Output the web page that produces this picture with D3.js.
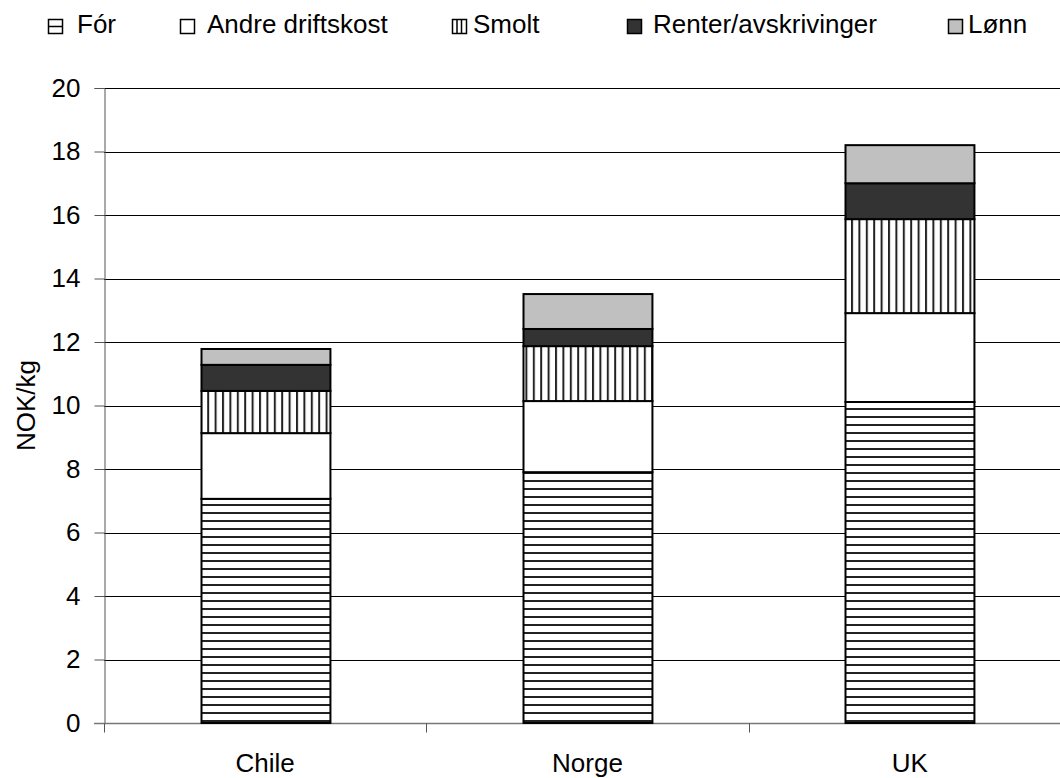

....

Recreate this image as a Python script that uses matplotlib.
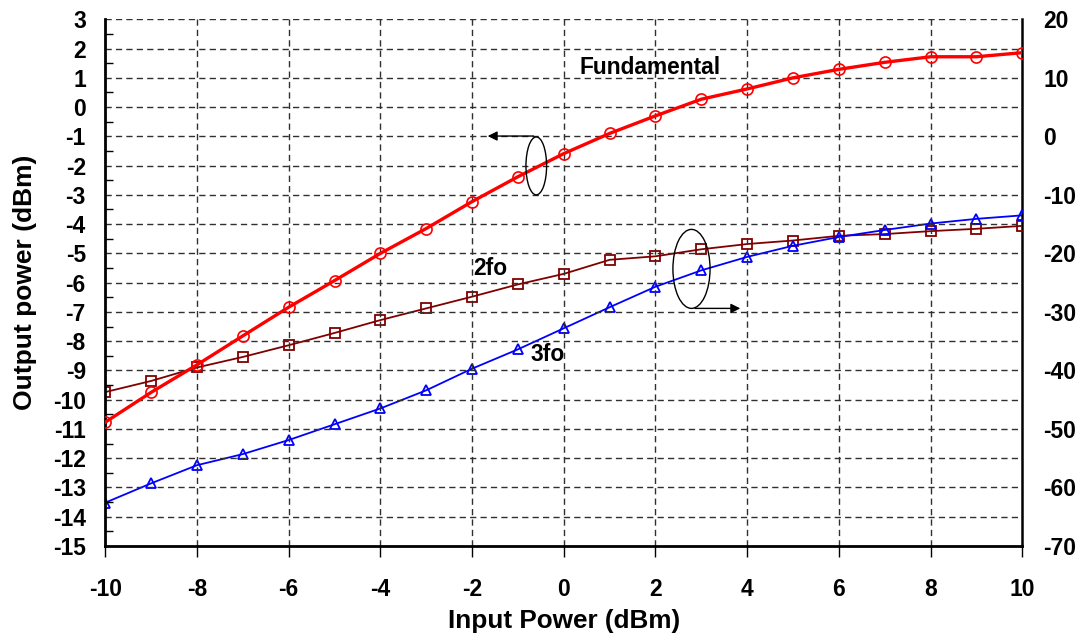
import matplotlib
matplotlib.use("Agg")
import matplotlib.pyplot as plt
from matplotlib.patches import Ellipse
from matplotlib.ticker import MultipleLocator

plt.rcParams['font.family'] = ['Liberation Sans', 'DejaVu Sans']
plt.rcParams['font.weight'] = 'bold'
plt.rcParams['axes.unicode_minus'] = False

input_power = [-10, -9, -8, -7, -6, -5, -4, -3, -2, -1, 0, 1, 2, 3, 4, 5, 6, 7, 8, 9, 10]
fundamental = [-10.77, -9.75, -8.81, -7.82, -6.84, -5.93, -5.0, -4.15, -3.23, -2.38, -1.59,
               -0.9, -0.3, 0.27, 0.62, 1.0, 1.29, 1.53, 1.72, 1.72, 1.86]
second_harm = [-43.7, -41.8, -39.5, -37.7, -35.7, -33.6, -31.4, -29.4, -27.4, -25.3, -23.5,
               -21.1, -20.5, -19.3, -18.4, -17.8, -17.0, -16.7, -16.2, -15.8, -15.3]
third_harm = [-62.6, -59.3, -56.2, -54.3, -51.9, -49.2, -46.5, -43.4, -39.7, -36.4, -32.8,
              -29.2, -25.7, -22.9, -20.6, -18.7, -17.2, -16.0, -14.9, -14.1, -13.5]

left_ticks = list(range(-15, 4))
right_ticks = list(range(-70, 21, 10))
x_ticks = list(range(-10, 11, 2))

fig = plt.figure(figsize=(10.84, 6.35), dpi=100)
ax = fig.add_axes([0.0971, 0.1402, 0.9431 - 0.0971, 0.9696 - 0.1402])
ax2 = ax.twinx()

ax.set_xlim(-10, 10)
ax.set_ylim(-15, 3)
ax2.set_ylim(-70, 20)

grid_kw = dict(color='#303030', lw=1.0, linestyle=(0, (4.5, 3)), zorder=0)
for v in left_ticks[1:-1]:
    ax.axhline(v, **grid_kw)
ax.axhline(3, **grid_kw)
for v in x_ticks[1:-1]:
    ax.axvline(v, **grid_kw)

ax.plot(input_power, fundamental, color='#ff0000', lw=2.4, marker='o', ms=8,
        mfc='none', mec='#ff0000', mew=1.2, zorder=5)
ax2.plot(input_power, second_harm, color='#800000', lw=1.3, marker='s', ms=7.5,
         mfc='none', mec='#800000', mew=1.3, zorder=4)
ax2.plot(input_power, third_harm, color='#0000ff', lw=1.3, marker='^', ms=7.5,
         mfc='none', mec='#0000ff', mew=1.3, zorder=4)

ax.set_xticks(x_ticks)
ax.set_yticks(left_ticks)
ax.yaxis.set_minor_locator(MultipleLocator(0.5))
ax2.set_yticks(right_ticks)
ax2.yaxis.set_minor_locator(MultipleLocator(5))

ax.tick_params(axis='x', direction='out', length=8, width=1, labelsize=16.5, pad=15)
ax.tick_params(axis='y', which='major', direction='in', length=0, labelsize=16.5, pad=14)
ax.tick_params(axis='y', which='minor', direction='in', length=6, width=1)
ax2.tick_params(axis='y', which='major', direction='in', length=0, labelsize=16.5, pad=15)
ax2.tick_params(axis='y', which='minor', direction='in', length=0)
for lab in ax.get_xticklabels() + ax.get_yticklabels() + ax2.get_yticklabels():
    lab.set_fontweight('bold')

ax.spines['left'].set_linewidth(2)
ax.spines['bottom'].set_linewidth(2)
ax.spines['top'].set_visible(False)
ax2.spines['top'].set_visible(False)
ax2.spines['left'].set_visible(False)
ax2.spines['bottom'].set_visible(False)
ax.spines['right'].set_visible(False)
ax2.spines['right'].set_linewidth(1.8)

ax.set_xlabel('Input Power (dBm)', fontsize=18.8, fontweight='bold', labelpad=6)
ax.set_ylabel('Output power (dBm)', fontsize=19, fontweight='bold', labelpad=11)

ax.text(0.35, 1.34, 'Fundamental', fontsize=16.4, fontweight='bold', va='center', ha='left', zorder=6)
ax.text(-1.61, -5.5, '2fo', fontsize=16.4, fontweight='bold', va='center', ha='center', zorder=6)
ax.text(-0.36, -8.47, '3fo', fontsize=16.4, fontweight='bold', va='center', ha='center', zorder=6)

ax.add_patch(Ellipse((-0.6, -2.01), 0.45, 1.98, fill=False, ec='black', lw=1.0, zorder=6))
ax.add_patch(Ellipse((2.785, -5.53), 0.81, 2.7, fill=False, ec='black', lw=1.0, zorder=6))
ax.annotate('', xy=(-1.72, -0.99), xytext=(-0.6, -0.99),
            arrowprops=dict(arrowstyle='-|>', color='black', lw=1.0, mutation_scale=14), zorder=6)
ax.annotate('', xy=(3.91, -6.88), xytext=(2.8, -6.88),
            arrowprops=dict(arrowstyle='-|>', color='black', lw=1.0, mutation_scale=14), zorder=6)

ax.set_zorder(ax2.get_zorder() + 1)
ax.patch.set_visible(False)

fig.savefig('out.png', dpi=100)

....

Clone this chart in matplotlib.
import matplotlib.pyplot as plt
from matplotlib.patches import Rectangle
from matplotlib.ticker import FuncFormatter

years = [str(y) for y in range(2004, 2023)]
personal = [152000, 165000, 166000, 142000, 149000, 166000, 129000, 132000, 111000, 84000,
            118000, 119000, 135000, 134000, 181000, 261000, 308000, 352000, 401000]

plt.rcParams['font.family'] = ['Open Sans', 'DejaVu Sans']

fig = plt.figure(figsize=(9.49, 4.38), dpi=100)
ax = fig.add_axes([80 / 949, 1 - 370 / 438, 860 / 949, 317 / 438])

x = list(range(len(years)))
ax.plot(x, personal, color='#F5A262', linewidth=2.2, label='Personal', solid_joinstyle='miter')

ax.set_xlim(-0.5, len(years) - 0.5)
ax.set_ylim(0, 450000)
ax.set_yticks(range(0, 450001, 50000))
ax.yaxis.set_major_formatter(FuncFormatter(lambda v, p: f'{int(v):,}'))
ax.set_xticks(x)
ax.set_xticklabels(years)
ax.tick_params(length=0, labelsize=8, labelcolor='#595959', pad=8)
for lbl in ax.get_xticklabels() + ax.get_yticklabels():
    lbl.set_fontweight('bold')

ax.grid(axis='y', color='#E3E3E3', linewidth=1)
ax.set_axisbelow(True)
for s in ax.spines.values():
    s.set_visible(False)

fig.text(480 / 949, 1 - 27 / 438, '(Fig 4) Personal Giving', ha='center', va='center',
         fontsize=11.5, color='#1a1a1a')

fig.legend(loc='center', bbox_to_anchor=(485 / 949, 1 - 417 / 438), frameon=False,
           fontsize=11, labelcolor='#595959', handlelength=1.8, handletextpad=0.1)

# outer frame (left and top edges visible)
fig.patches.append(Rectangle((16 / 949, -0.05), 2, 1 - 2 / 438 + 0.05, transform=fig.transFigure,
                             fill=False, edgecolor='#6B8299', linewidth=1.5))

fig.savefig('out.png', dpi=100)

....

Written task:
Look through the listing and extract every line with "Output" in it.

Solution below:
Output the web page that produces this picture with D3.js.
ax.set_ylabel('Output power (dBm)', fontsize=19, fontweight='bold', labelpad=11)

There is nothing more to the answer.